#### To do:
Extract everything from the first line through the line with "from matplotlib.ticker import", both ends included, except for any pictures.

#### Material:
# # # #

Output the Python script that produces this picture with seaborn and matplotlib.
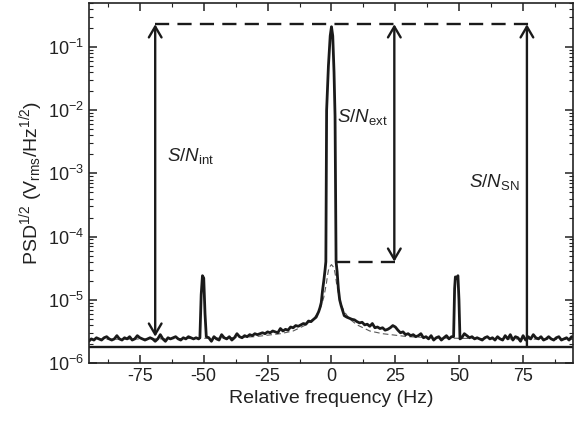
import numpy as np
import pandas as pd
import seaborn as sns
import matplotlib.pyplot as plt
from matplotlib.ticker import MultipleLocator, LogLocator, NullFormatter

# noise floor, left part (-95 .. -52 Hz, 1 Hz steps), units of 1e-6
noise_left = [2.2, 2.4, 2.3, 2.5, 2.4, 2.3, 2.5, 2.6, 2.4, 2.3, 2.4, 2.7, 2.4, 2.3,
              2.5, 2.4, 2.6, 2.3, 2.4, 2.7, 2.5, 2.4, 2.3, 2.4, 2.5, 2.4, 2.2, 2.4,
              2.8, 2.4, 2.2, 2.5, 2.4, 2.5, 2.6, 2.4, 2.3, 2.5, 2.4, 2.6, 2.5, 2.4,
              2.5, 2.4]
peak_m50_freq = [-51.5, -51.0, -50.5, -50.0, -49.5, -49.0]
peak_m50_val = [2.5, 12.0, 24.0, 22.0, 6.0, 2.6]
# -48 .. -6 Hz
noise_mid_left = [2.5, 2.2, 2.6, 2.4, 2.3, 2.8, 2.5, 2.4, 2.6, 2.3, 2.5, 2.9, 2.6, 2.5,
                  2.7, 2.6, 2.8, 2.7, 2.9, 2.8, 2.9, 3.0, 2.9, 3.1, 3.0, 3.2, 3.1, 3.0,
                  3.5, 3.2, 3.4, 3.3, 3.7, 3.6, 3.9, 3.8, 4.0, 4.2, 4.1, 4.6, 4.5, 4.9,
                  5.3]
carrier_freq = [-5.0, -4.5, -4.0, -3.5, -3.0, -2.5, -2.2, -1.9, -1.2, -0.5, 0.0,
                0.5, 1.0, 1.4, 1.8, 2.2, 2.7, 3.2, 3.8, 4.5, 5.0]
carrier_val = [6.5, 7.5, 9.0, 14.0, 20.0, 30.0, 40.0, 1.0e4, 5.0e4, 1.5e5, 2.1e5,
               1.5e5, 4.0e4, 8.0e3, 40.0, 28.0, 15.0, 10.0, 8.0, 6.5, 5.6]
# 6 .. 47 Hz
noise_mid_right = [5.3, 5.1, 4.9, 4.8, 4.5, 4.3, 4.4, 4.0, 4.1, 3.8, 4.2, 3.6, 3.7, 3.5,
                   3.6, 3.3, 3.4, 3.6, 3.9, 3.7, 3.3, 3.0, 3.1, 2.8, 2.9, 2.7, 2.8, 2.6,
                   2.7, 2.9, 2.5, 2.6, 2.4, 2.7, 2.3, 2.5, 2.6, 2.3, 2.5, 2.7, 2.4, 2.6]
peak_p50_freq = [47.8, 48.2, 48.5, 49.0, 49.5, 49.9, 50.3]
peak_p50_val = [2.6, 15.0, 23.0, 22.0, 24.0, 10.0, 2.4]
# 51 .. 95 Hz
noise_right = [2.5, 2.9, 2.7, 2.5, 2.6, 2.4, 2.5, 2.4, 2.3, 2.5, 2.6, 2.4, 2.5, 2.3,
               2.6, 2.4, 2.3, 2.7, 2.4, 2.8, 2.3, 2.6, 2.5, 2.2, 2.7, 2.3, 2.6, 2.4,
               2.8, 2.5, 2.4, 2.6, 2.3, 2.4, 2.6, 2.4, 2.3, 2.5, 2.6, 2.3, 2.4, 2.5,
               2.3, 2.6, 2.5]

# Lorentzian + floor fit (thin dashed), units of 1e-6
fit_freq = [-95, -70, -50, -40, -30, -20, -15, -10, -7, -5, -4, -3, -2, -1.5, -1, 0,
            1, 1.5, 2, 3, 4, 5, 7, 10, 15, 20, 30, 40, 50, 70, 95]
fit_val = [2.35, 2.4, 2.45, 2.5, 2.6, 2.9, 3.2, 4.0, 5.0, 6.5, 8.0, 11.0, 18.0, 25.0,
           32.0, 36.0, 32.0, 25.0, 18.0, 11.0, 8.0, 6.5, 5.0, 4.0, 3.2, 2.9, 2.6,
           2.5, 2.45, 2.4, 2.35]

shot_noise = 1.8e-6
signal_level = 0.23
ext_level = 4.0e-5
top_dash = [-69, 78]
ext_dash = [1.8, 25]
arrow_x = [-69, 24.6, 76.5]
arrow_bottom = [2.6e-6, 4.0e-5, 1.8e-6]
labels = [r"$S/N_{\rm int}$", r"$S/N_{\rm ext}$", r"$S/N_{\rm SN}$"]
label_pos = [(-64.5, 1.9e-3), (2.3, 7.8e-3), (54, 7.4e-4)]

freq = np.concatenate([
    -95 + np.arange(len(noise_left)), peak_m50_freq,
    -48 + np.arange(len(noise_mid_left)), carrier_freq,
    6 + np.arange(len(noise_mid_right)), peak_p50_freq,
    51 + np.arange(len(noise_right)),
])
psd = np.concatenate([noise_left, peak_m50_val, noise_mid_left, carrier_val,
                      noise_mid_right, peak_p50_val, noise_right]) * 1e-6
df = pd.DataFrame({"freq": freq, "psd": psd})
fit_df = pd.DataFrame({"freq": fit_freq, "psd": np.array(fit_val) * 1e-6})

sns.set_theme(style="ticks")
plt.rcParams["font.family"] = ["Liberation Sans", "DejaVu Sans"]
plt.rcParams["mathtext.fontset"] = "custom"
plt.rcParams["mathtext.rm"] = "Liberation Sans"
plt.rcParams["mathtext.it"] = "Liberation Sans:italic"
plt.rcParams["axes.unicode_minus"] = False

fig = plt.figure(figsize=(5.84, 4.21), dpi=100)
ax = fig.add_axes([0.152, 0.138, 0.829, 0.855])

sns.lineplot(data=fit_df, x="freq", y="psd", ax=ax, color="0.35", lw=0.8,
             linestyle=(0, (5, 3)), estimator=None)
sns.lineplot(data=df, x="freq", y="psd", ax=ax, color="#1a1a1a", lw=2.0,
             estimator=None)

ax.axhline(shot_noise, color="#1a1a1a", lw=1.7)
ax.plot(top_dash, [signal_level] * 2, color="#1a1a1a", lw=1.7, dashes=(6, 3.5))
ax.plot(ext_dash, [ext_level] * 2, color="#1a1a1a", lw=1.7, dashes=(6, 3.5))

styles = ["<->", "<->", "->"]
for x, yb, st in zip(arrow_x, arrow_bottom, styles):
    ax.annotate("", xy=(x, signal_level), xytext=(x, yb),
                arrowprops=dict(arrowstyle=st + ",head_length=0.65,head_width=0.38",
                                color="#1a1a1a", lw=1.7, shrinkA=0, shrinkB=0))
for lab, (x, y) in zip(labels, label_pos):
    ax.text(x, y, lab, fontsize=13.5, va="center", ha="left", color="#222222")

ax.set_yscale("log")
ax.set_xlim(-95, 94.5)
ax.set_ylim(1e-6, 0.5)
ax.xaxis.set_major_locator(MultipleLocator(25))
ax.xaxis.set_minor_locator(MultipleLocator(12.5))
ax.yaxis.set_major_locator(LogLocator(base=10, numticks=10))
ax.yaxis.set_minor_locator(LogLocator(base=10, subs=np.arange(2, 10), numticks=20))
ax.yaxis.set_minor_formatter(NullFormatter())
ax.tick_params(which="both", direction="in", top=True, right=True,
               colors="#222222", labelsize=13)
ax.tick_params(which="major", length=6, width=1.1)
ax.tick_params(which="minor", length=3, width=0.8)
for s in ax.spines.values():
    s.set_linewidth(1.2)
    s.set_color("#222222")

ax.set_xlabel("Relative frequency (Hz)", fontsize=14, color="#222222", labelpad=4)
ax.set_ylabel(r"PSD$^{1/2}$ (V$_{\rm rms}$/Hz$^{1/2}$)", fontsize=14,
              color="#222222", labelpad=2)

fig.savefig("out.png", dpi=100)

# # # #

#### Result for this task:
Output the Python script that produces this picture with seaborn and matplotlib.
import numpy as np
import pandas as pd
import seaborn as sns
import matplotlib.pyplot as plt
from matplotlib.ticker import MultipleLocator, LogLocator, NullFormatter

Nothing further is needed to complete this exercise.